THE DATA >>

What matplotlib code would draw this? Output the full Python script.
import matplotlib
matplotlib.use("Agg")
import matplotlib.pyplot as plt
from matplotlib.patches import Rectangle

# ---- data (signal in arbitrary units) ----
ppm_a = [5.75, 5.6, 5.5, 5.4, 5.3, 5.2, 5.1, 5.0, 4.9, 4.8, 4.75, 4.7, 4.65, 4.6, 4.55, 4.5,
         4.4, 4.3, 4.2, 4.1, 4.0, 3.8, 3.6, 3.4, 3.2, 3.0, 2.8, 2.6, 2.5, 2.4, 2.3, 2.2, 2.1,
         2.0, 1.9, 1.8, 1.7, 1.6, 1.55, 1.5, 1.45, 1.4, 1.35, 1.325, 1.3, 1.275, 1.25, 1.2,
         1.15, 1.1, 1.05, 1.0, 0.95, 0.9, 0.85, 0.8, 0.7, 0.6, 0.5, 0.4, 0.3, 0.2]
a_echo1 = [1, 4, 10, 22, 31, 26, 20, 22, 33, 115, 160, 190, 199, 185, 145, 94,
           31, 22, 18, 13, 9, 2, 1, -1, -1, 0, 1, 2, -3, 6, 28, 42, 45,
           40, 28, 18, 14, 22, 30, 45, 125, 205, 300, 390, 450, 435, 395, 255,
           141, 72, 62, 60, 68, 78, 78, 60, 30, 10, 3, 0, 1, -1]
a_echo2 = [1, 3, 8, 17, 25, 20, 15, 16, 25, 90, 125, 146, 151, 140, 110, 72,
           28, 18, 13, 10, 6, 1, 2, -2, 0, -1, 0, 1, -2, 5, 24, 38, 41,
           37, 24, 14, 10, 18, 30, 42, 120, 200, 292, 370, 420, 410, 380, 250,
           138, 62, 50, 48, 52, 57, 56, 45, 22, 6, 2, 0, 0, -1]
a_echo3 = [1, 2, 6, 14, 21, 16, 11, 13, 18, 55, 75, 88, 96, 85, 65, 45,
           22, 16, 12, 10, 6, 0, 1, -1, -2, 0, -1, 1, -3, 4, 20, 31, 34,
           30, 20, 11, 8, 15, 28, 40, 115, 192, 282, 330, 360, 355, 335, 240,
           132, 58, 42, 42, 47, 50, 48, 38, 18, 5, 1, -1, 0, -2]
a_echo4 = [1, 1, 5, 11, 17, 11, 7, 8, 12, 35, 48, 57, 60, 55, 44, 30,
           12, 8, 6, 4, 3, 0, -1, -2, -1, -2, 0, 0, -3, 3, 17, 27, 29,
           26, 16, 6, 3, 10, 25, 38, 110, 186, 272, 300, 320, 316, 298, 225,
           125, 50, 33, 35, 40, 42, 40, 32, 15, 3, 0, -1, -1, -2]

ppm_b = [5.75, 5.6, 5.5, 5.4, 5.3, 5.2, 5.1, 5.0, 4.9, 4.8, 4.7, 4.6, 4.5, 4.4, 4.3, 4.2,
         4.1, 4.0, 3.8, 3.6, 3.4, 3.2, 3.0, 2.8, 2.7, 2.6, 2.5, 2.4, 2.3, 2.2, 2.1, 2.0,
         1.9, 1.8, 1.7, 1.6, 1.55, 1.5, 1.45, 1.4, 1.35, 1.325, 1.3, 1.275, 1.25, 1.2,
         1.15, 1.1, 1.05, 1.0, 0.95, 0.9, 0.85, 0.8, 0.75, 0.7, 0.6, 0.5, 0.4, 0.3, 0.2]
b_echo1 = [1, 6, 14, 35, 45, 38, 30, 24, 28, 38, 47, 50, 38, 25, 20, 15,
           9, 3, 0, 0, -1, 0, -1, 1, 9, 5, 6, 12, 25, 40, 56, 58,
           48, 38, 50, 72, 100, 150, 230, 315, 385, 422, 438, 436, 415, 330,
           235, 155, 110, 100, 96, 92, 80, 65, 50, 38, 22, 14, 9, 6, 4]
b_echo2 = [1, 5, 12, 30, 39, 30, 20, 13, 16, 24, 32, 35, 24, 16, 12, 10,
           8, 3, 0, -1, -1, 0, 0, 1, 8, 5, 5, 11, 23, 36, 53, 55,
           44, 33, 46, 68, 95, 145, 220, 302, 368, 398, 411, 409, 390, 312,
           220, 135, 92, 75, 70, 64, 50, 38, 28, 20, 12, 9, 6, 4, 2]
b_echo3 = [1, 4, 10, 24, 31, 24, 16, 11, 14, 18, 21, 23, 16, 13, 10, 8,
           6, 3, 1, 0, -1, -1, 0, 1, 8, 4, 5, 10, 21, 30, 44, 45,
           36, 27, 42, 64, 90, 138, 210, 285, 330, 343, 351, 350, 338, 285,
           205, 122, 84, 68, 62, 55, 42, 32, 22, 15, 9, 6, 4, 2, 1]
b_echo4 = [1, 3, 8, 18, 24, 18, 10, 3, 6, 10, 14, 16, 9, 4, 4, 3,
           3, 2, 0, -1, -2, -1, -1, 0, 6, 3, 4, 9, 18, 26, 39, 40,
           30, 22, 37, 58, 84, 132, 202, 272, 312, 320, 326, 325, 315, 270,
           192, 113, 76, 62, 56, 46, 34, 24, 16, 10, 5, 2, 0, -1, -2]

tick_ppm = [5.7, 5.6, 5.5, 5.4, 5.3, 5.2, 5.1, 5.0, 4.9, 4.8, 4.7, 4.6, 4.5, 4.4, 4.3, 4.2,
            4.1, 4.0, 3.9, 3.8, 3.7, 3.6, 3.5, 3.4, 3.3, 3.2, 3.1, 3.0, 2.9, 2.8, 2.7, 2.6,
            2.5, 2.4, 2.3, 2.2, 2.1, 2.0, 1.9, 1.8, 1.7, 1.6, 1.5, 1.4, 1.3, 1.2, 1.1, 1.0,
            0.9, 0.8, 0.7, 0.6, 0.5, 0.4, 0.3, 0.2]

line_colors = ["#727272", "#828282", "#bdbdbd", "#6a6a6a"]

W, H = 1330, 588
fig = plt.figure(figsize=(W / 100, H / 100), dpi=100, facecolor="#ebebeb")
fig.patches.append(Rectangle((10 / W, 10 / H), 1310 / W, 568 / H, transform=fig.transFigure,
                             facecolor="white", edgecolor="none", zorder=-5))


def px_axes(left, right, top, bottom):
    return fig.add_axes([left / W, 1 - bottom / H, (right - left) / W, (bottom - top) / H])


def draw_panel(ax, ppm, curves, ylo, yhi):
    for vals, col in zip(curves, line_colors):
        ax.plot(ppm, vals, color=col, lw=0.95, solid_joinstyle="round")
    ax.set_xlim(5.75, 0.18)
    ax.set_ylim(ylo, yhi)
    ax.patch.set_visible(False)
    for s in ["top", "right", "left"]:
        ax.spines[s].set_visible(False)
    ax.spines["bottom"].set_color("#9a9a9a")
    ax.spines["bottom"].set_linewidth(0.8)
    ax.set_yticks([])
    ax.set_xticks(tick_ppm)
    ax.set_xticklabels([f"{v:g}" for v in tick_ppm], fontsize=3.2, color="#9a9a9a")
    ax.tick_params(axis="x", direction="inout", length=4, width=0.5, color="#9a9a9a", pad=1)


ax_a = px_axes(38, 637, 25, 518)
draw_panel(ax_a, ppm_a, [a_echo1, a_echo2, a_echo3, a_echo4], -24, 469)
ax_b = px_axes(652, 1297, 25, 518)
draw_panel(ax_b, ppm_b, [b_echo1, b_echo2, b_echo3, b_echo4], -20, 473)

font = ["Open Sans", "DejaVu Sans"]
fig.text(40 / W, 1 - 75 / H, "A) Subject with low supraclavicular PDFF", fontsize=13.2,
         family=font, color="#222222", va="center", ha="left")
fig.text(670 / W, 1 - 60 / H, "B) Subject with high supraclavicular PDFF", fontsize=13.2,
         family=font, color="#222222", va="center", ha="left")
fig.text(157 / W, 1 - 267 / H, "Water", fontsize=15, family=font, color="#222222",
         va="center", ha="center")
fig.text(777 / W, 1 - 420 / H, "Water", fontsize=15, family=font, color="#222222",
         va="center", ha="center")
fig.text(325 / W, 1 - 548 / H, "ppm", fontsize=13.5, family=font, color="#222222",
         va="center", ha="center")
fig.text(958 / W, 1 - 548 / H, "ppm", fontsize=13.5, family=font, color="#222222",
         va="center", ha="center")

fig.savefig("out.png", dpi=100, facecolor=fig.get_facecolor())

--

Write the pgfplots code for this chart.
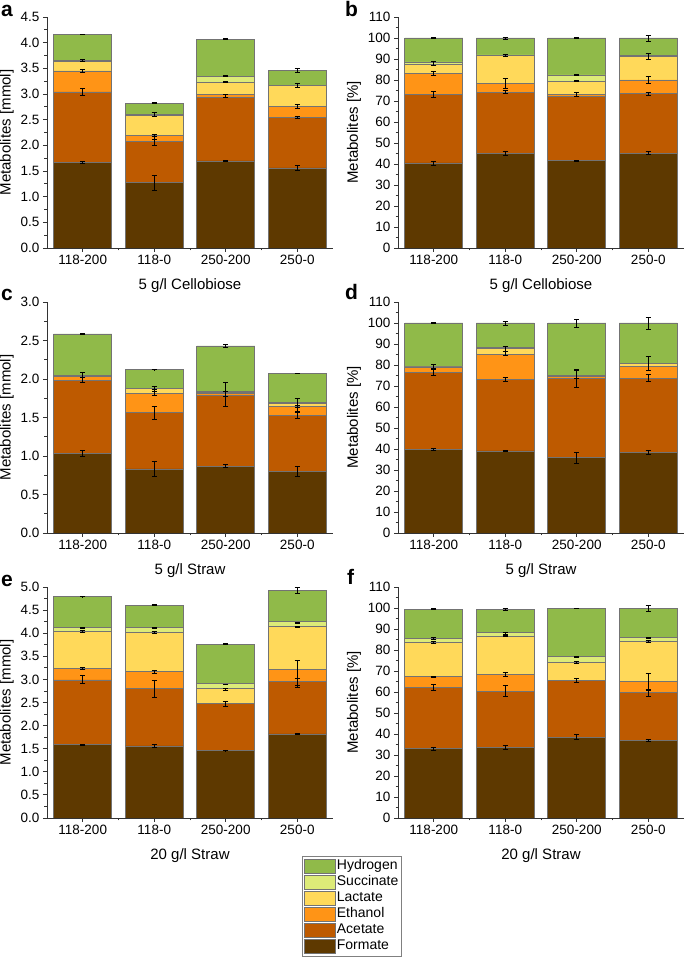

* * *

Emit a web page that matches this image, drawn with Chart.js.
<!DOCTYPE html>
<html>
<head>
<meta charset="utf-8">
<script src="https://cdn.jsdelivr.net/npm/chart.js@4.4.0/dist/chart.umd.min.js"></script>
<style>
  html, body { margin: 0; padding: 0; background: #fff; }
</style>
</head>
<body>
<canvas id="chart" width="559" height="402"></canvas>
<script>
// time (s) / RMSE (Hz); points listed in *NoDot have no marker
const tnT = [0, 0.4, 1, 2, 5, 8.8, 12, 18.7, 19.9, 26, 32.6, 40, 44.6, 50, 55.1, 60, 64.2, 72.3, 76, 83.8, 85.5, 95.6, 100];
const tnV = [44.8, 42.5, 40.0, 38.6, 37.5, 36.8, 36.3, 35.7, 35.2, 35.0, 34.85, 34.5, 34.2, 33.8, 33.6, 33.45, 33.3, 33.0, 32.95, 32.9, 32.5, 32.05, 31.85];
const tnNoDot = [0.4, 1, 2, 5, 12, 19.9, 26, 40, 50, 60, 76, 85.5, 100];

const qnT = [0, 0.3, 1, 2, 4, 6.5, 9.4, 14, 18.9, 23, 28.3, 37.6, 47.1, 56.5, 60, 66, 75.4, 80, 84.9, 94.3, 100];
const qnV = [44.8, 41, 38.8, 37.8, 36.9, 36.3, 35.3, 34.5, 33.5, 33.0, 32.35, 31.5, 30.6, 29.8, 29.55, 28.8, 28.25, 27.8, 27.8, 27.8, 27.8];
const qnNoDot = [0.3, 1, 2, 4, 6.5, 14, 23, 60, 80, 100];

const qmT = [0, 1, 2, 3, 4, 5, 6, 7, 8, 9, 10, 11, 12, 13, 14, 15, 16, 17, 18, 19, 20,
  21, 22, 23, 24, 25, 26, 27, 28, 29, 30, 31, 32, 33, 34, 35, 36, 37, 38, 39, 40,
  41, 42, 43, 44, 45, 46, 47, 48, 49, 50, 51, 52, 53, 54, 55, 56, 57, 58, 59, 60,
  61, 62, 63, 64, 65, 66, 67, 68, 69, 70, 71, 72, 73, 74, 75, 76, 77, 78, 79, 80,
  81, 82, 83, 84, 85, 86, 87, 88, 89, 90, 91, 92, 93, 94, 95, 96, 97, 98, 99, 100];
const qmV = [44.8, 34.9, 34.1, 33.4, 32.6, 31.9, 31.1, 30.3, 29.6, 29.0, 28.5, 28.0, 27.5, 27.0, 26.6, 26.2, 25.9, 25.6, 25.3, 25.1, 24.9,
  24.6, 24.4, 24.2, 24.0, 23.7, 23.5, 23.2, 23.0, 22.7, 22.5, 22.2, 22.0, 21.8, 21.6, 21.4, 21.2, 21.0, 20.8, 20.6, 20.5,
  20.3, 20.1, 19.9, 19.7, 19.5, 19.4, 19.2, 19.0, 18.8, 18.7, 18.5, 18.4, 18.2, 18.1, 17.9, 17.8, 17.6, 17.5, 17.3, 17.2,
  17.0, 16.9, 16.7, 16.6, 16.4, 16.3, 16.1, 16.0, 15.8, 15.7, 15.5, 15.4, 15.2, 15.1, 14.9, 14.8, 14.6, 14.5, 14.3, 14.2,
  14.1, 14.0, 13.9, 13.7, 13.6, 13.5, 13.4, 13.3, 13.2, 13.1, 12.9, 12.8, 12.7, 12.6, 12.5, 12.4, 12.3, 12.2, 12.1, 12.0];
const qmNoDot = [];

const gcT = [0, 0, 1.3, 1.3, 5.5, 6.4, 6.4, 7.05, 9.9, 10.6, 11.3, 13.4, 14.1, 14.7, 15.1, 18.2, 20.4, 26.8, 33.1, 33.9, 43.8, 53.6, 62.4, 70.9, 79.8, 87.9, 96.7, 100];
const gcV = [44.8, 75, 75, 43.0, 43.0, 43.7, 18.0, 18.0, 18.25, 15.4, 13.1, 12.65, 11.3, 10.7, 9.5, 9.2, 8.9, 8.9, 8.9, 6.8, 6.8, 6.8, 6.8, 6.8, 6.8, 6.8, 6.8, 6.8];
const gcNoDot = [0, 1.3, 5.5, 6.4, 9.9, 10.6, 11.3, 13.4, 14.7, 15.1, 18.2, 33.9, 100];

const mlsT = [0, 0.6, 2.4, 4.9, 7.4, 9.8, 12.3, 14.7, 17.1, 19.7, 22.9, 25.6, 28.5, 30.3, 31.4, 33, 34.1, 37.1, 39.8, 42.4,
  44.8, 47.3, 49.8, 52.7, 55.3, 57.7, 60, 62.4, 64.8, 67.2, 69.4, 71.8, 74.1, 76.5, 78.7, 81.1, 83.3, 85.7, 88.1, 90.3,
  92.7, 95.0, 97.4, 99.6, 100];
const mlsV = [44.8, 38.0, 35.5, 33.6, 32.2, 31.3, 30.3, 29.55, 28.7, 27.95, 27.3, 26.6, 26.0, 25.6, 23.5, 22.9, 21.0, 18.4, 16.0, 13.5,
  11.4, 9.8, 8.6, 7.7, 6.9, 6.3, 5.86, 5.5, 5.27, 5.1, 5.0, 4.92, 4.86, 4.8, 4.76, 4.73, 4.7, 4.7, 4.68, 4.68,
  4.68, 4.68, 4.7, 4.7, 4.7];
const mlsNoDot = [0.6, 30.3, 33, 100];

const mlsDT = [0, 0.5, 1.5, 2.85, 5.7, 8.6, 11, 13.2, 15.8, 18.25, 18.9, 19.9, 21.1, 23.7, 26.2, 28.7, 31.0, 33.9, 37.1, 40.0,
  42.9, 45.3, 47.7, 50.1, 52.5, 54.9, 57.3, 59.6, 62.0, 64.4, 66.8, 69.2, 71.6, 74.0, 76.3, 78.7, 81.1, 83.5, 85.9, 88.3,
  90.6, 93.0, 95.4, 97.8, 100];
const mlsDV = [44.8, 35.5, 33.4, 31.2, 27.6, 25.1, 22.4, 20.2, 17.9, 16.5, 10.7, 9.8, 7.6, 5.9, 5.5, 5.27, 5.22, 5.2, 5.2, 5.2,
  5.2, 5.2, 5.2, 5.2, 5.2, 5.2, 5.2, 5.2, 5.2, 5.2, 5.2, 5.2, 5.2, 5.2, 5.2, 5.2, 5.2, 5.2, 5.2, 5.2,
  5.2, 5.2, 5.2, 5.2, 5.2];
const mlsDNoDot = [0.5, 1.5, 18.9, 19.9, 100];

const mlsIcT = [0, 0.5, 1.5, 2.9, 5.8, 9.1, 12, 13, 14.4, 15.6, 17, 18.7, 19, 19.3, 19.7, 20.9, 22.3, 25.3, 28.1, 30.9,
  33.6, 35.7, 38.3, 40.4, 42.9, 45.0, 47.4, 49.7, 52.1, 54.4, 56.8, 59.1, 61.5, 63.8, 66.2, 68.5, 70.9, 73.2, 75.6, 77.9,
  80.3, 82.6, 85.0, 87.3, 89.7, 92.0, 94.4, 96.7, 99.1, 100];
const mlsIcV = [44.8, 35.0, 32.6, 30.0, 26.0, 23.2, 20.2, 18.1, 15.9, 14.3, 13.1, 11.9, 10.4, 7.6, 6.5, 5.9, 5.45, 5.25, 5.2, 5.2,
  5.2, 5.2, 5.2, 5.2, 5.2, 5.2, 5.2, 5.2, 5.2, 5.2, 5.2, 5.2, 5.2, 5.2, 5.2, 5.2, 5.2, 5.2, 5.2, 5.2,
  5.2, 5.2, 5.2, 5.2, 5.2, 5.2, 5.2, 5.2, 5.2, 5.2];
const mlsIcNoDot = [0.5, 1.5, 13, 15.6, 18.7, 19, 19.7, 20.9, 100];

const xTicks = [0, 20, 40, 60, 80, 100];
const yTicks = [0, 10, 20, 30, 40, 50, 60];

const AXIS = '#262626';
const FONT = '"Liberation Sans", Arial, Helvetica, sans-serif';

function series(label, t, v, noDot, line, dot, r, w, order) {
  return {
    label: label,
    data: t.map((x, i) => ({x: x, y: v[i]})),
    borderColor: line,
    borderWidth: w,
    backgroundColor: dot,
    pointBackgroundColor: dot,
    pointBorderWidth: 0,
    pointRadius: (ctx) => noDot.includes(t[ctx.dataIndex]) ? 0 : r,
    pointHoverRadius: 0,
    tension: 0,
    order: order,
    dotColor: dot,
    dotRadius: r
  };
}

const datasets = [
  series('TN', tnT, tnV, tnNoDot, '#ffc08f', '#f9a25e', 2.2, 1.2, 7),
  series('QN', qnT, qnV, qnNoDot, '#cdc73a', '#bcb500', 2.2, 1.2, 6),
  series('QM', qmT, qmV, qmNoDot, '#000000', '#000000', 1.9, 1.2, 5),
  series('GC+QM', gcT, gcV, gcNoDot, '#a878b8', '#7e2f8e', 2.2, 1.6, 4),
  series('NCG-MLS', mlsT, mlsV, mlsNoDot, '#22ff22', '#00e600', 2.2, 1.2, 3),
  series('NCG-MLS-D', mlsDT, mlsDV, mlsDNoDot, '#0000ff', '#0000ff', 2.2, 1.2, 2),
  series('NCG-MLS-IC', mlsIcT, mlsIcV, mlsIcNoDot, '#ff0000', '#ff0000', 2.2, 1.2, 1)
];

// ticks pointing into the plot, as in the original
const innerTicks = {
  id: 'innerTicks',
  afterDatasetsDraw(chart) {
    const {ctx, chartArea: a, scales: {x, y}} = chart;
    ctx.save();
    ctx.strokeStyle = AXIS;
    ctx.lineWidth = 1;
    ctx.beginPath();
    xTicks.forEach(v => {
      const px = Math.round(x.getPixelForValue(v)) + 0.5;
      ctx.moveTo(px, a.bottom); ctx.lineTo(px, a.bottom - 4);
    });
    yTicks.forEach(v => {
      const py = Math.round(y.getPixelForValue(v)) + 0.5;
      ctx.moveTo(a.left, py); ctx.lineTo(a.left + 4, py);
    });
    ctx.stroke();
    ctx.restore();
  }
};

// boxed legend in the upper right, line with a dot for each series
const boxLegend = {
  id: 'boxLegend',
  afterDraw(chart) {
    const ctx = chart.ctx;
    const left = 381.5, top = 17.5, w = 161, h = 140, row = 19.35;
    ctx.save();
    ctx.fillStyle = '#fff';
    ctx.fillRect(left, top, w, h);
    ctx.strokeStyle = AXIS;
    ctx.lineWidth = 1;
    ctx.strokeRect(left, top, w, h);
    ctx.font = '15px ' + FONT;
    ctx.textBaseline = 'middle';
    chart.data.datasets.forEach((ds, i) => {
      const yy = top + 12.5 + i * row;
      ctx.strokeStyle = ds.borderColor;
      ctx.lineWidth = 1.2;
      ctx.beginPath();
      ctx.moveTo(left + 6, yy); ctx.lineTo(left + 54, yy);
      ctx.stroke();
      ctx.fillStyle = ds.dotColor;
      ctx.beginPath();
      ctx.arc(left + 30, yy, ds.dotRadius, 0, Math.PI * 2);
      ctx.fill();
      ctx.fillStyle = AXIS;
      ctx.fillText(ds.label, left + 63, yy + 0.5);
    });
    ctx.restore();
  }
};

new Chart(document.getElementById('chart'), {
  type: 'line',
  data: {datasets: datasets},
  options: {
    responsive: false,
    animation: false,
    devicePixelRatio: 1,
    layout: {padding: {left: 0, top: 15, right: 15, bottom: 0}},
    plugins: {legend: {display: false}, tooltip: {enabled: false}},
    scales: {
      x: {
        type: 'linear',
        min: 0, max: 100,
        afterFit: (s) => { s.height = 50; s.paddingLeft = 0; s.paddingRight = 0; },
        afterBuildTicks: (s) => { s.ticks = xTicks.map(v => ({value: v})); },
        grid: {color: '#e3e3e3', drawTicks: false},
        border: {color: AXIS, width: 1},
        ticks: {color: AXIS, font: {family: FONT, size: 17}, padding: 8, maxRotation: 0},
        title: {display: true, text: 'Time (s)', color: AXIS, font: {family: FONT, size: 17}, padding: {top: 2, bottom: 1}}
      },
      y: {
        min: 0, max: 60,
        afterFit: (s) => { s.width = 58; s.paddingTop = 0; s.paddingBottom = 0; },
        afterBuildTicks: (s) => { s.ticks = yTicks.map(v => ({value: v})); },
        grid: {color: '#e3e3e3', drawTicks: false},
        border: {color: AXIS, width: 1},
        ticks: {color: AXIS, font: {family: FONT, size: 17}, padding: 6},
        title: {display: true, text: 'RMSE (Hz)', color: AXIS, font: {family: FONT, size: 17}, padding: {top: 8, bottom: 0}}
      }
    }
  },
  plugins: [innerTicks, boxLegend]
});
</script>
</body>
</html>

EXERCISE GOAL >> Using the data above, transcribe the lines that run from the line with "Emit a web page" to the line with "const qmNoDot = [];", both ends kept, and output nothing else.

RESULT OF THE EXERCISE >>
Emit a web page that matches this image, drawn with Chart.js.
<!DOCTYPE html>
<html>
<head>
<meta charset="utf-8">
<script src="https://cdn.jsdelivr.net/npm/chart.js@4.4.0/dist/chart.umd.min.js"></script>
<style>
  html, body { margin: 0; padding: 0; background: #fff; }
</style>
</head>
<body>
<canvas id="chart" width="559" height="402"></canvas>
<script>
// time (s) / RMSE (Hz); points listed in *NoDot have no marker
const tnT = [0, 0.4, 1, 2, 5, 8.8, 12, 18.7, 19.9, 26, 32.6, 40, 44.6, 50, 55.1, 60, 64.2, 72.3, 76, 83.8, 85.5, 95.6, 100];
const tnV = [44.8, 42.5, 40.0, 38.6, 37.5, 36.8, 36.3, 35.7, 35.2, 35.0, 34.85, 34.5, 34.2, 33.8, 33.6, 33.45, 33.3, 33.0, 32.95, 32.9, 32.5, 32.05, 31.85];
const tnNoDot = [0.4, 1, 2, 5, 12, 19.9, 26, 40, 50, 60, 76, 85.5, 100];

const qnT = [0, 0.3, 1, 2, 4, 6.5, 9.4, 14, 18.9, 23, 28.3, 37.6, 47.1, 56.5, 60, 66, 75.4, 80, 84.9, 94.3, 100];
const qnV = [44.8, 41, 38.8, 37.8, 36.9, 36.3, 35.3, 34.5, 33.5, 33.0, 32.35, 31.5, 30.6, 29.8, 29.55, 28.8, 28.25, 27.8, 27.8, 27.8, 27.8];
const qnNoDot = [0.3, 1, 2, 4, 6.5, 14, 23, 60, 80, 100];

const qmT = [0, 1, 2, 3, 4, 5, 6, 7, 8, 9, 10, 11, 12, 13, 14, 15, 16, 17, 18, 19, 20,
  21, 22, 23, 24, 25, 26, 27, 28, 29, 30, 31, 32, 33, 34, 35, 36, 37, 38, 39, 40,
  41, 42, 43, 44, 45, 46, 47, 48, 49, 50, 51, 52, 53, 54, 55, 56, 57, 58, 59, 60,
  61, 62, 63, 64, 65, 66, 67, 68, 69, 70, 71, 72, 73, 74, 75, 76, 77, 78, 79, 80,
  81, 82, 83, 84, 85, 86, 87, 88, 89, 90, 91, 92, 93, 94, 95, 96, 97, 98, 99, 100];
const qmV = [44.8, 34.9, 34.1, 33.4, 32.6, 31.9, 31.1, 30.3, 29.6, 29.0, 28.5, 28.0, 27.5, 27.0, 26.6, 26.2, 25.9, 25.6, 25.3, 25.1, 24.9,
  24.6, 24.4, 24.2, 24.0, 23.7, 23.5, 23.2, 23.0, 22.7, 22.5, 22.2, 22.0, 21.8, 21.6, 21.4, 21.2, 21.0, 20.8, 20.6, 20.5,
  20.3, 20.1, 19.9, 19.7, 19.5, 19.4, 19.2, 19.0, 18.8, 18.7, 18.5, 18.4, 18.2, 18.1, 17.9, 17.8, 17.6, 17.5, 17.3, 17.2,
  17.0, 16.9, 16.7, 16.6, 16.4, 16.3, 16.1, 16.0, 15.8, 15.7, 15.5, 15.4, 15.2, 15.1, 14.9, 14.8, 14.6, 14.5, 14.3, 14.2,
  14.1, 14.0, 13.9, 13.7, 13.6, 13.5, 13.4, 13.3, 13.2, 13.1, 12.9, 12.8, 12.7, 12.6, 12.5, 12.4, 12.3, 12.2, 12.1, 12.0];
const qmNoDot = [];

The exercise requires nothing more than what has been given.